Tak wygląda oficjalna wersja połączenia siedmiu raciborskich ogrodów działkowych, którą podaje Polski Związek Działkowców. Nie wszyscy się z nią zgadzają, ale o tym poniżej.

Ludzie nie wiedzieli, co się dzieje

Nieoficjalną wersję połączenia siedmiu raciborskich ogrodów przedstawiła redakcji Nowin Grażyna Doleżych-Kosierb – raciborzanka gospodarująca na działce razem ze swoimi rodzicami. W swojej opowieści zwraca uwagę na chaos, który miał panować w Arenie Rafako 24 marca podczas walnego działkowców. – Ludzie byli zdezorientowani.

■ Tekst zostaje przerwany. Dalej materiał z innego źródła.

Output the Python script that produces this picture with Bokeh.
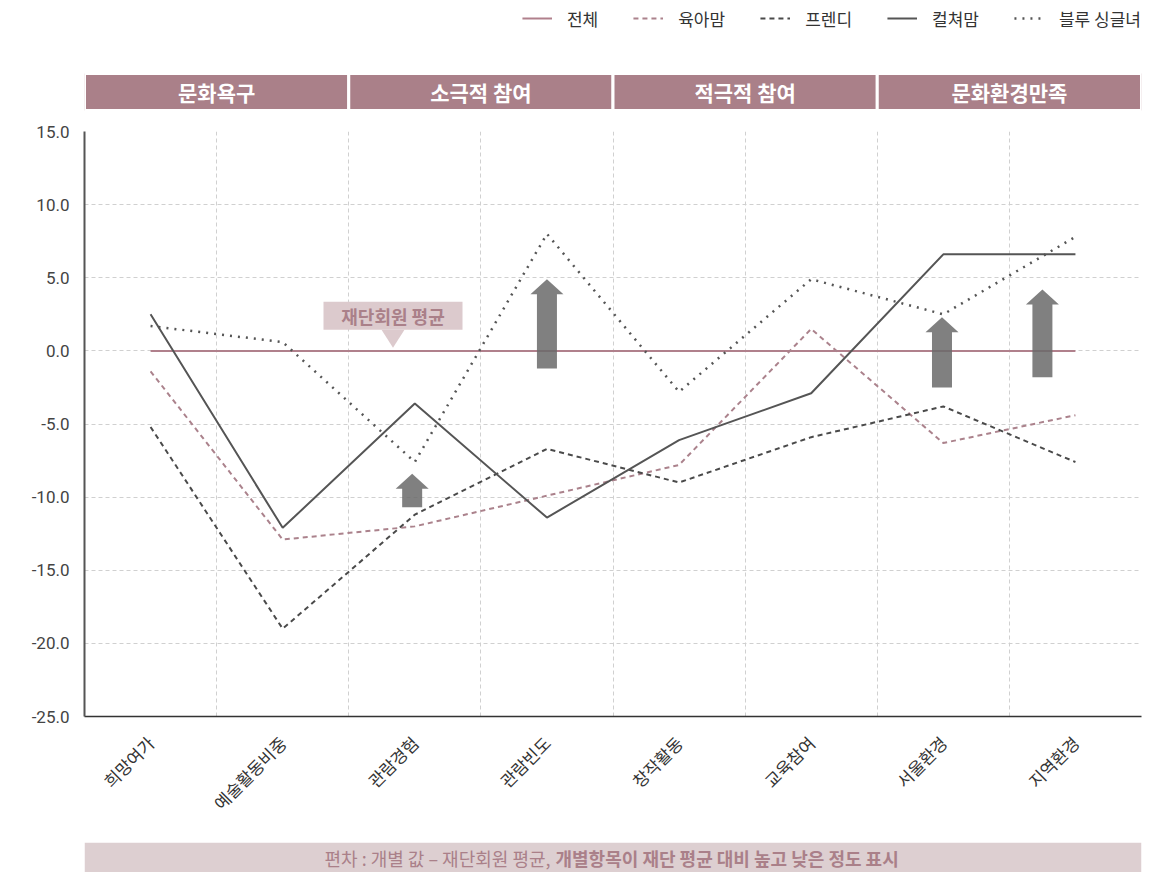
import math
from bokeh.plotting import figure
from bokeh.models import (FixedTicker, PrintfTickFormatter, Range1d, Legend, LegendItem,
                          ColumnDataSource)
from bokeh.layouts import column
from bokeh.core.properties import value
from bokeh.embed import file_html
from bokeh.resources import INLINE

# ---------------- data ----------------
categories = ["희망여가", "예술활동비중", "관람경험", "관람빈도", "창작활동", "교육참여", "서울환경", "지역환경"]
series_names = ["전체", "육아맘", "프렌디", "컬쳐맘", "블루 싱글녀"]
total = [0, 0, 0, 0, 0, 0, 0, 0]
yuama = [-1.4, -12.9, -12.0, -9.9, -7.8, 1.5, -6.3, -4.4]
frendy = [-5.2, -19.0, -11.2, -6.7, -9.0, -5.9, -3.8, -7.6]
culture = [2.5, -12.1, -3.6, -11.4, -6.1, -2.9, 6.6, 6.6]
blue_single = [1.7, 0.6, -7.6, 8.0, -2.8, 4.9, 2.5, 7.8]

groups = ["문화욕구", "소극적 참여", "적극적 참여", "문화환경만족"]
y_ticks = [-25, -20, -15, -10, -5, 0, 5, 10, 15]

# arrows: category index, start value, end value
arrow_cat = [2, 3, 6, 7]
arrow_from = [-10.7, -1.2, -2.5, -1.8]
arrow_to = [-8.4, 4.9, 2.3, 4.2]
arrow_shift = [-0.02, 0.0, -0.01, -0.25]

avg_label = "재단회원 평균"
foot_normal = "편차 : 개별 값 – 재단회원 평균,"
foot_bold = "개별항목이 재단 평균 대비 높고 낮은 정도 표시"

# ---------------- style ----------------
KR = "Noto Sans CJK KR"
MAUVE = "#aa8089"
W = 1161
BL, BR = 84, 20
FRAME_W = W - BL - BR          # 1057
FRAME_H = 585
n = len(categories)
px_x = FRAME_W / n
px_y = FRAME_H / 40.0
X0 = 85.0      # page x of frame left (for annotation placement)
Y0 = 131.7     # page y of value 15

styles = {
    "전체": dict(color="#b0808c", line_width=2, line_dash="solid"),
    "육아맘": dict(color="#ab828c", line_width=2, line_dash="5 4"),
    "프렌디": dict(color="#4a4a4a", line_width=2, line_dash="5 4"),
    "컬쳐맘": dict(color="#555555", line_width=2, line_dash="solid"),
    "블루 싱글녀": dict(color="#555555", line_width=2.5, line_dash="2 6"),
}
series_vals = [total, yuama, frendy, culture, blue_single]

# ---------------- top figure: legend + group header ----------------
TOP_H = 115
top = figure(width=W, height=TOP_H, x_range=Range1d(0, n), y_range=Range1d(0, TOP_H),
             x_axis_type=None, y_axis_type=None, output_backend="svg",
             toolbar_location=None, min_border=0, min_border_left=BL, min_border_right=BR)
top.outline_line_color = None
top.xgrid.visible = False
top.ygrid.visible = False

items = []
for name in series_names:
    st = styles[name]
    r = top.line(x=[-100, -99], y=[-100, -100], line_color=st["color"],
                 line_width=st["line_width"], line_dash=st["line_dash"])
    items.append(LegendItem(label=name, renderers=[r]))
leg = Legend(items=items, orientation="horizontal", location="top_right",
             glyph_width=30, glyph_height=36, label_height=36, label_standoff=15, spacing=35,
             padding=0, margin=0, border_line_color=None, background_fill_alpha=0,
             label_text_font_size="17px", label_text_font=KR, label_text_color="#333333")
top.add_layout(leg)

gl = [2 * i for i in range(len(groups))]
top.quad(left=gl, right=[g + 2 for g in gl], bottom=5, top=42,
         fill_color=MAUVE, line_color="white", line_width=3)
top.text(x=[g + 1 for g in gl], y=23.5, text=groups, text_color="white",
         text_font=value(KR), text_font_style="bold", text_font_size="21px",
         text_align="center", text_baseline="middle")

# ---------------- main figure ----------------
MB_TOP, MB_BOT = 16, 126
p = figure(width=W, height=MB_TOP + FRAME_H + MB_BOT, x_range=Range1d(0, n),
           y_range=Range1d(-25, 15), output_backend="svg", toolbar_location=None,
           min_border_left=BL, min_border_right=BR, min_border_top=MB_TOP,
           min_border_bottom=MB_BOT)
p.outline_line_color = None

xs = [i + 0.5 for i in range(n)]

# grids
p.xgrid.ticker = FixedTicker(ticks=[i + 1 for i in range(n)])
p.ygrid.ticker = FixedTicker(ticks=y_ticks[1:])
for g in (p.xgrid, p.ygrid):
    g.grid_line_color = "#d0d0d0"
    g.grid_line_dash = "4 3"
    g.grid_line_width = 1

# axes
p.yaxis.ticker = FixedTicker(ticks=y_ticks)
p.yaxis.formatter = PrintfTickFormatter(format="%.1f")
p.yaxis.axis_line_color = "#555555"
p.yaxis.axis_line_width = 2
p.yaxis.major_tick_line_color = None
p.yaxis.minor_tick_line_color = None
p.yaxis.major_tick_out = 0
p.yaxis.major_label_standoff = 15
p.yaxis.major_label_text_font = "Roboto"
p.yaxis.major_label_text_font_size = "17px"
p.yaxis.major_label_text_color = "#444444"

p.xaxis.ticker = FixedTicker(ticks=xs)
p.xaxis.major_label_overrides = {x: c for x, c in zip(xs, categories)}
p.xaxis.major_label_orientation = math.pi / 4
p.xaxis.axis_line_color = "#333333"
p.xaxis.axis_line_width = 1.5
p.xaxis.major_tick_line_color = None
p.xaxis.minor_tick_line_color = None
p.xaxis.major_tick_out = 0
p.xaxis.major_label_standoff = 23
p.xaxis.major_label_text_font = KR
p.xaxis.major_label_text_font_size = "17px"
p.xaxis.major_label_text_color = "#333333"

# series
for name, vals in zip(series_names, series_vals):
    st = styles[name]
    src = ColumnDataSource(dict(x=xs, y=vals))
    p.line("x", "y", source=src, line_color=st["color"], line_width=st["line_width"],
           line_dash=st["line_dash"])

# callout "재단회원 평균"
bx0, bx1 = (324 - X0) / px_x, (463 - X0) / px_x
by1, by0 = 15 - (302 - Y0) / px_y, 15 - (330 - Y0) / px_y
tip_x = (393.5 - X0) / px_x
tip_y = 15 - (348 - Y0) / px_y
p.quad(left=[bx0], right=[bx1], bottom=[by0], top=[by1], fill_color="#dccacd", line_color=None)
p.patches(xs=[[tip_x - 11.5 / px_x, tip_x + 11.5 / px_x, tip_x]], ys=[[by0, by0, tip_y]],
          fill_color="#dccacd", line_color=None)
p.text(x=[(bx0 + bx1) / 2], y=[(by0 + by1) / 2], text=[avg_label], text_color=MAUVE,
       text_font=value(KR), text_font_style="bold", text_font_size="18px",
       text_align="center", text_baseline="middle")

# arrows
hw_s, hw_h, hl = 10 / px_x, 16.5 / px_x, 15 / px_y
axs, ays = [], []
for c, s, y0, y1 in zip(arrow_cat, arrow_shift, arrow_from, arrow_to):
    cx = c + 0.5 + s
    axs.append([cx - hw_s, cx + hw_s, cx + hw_s, cx + hw_h, cx, cx - hw_h, cx - hw_s])
    ays.append([y0, y0, y1 - hl, y1 - hl, y1, y1 - hl, y1 - hl])
p.patches(xs=axs, ys=ays, fill_color="#6a6a6a", fill_alpha=0.85, line_color=None)

# ---------------- footer ----------------
foot = figure(width=W, height=30, x_range=Range1d(0, n), y_range=Range1d(0, 1),
              x_axis_type=None, y_axis_type=None, output_backend="svg",
              toolbar_location=None, min_border=0, min_border_left=BL, min_border_right=BR)
foot.outline_line_color = None
foot.xgrid.visible = False
foot.ygrid.visible = False
foot.quad(left=[0], right=[n], bottom=[0], top=[1], fill_color="#ddcfd1", line_color=None)
split = (553 - X0) / px_x
foot.text(x=[split - 2 / px_x], y=[0.5], text=[foot_normal], text_color=MAUVE,
          text_font=value(KR), text_font_size="18px", text_align="right",
          text_baseline="middle")
foot.text(x=[split + 3 / px_x], y=[0.5], text=[foot_bold], text_color=MAUVE,
          text_font=value(KR), text_font_style="bold", text_font_size="18px",
          text_align="left", text_baseline="middle")

layout = column(top, p, foot, spacing=0)
open("out.html", "w").write(file_html(layout, INLINE))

Nie wiedzieli, dlaczego ktoś zwołał zebrania kilku ogrodów w tym samym czasie – mówi pani Grażyna. Wkrótce okazało się, że powodem była chęć połączenia siedmiu ogrodów w jeden duży. Zdaniem pani Grażyny, działania te w żadnym wypadku nie miały charakteru „inicjatywy oddolnej”, jak określa się je w Polskim Związku Działkowców, a sposób ich przeprowadzenia pozostawia wiele do życzenia. Koniec końców działkowcy zostali zmuszeni do ponoszenia dodatkowych kosztów, przede wszystkim budowy świetlicy na ROD „Widok” w Brzeziu. Pani Doleżych-Kosierb uważa, działkowcy zostali wrobieni w inwestycję, której... nie ma.

Raciborzanka kontra system

Grażyna Doleżych-Kosierb wskazuje na szereg nieprawidłowości, których miano dopuścić się przy łączeniu ogrodów działkowych i bezpośrednio po tej procedurze:

– nieprawidłowe powiadomienie działkowców o zebraniu, na którym miało dojść do połączenia ogrodów (w przypadku ROD „Pokój” była mowa tylko i wyłącznie o zebraniu sprawozdawczo-wyborczym, bez informacji o połączeniu),

– niewygaszenie mandatów zarządów oraz komisji rewizyjnych ogrodów,

– niezwołanie walnego zgromadzenia ws. nadania nazwy dla połączonego ogrodu,

– przedstawienie preliminarza finansowego nowego ROD bez wcześniejszego zaopiniowania przez komisję rewizyjną, a co za tym idzie bezprawne domaganie się od działkowców uiszczenia opłaty energetycznej oraz dokonania wpłaty na budowę świetlicy w ROD „Widok”.

Zdaniem pani Doleżych-Kosierb, powyższe nieprawidłowości łamią szereg zapisów statutu Polskiego Związku Działkowców i de facto oznaczają, że nie doszło do żadnego połączenia, a żądania finansowe władz ROD „Widok” są wyłudzeniem.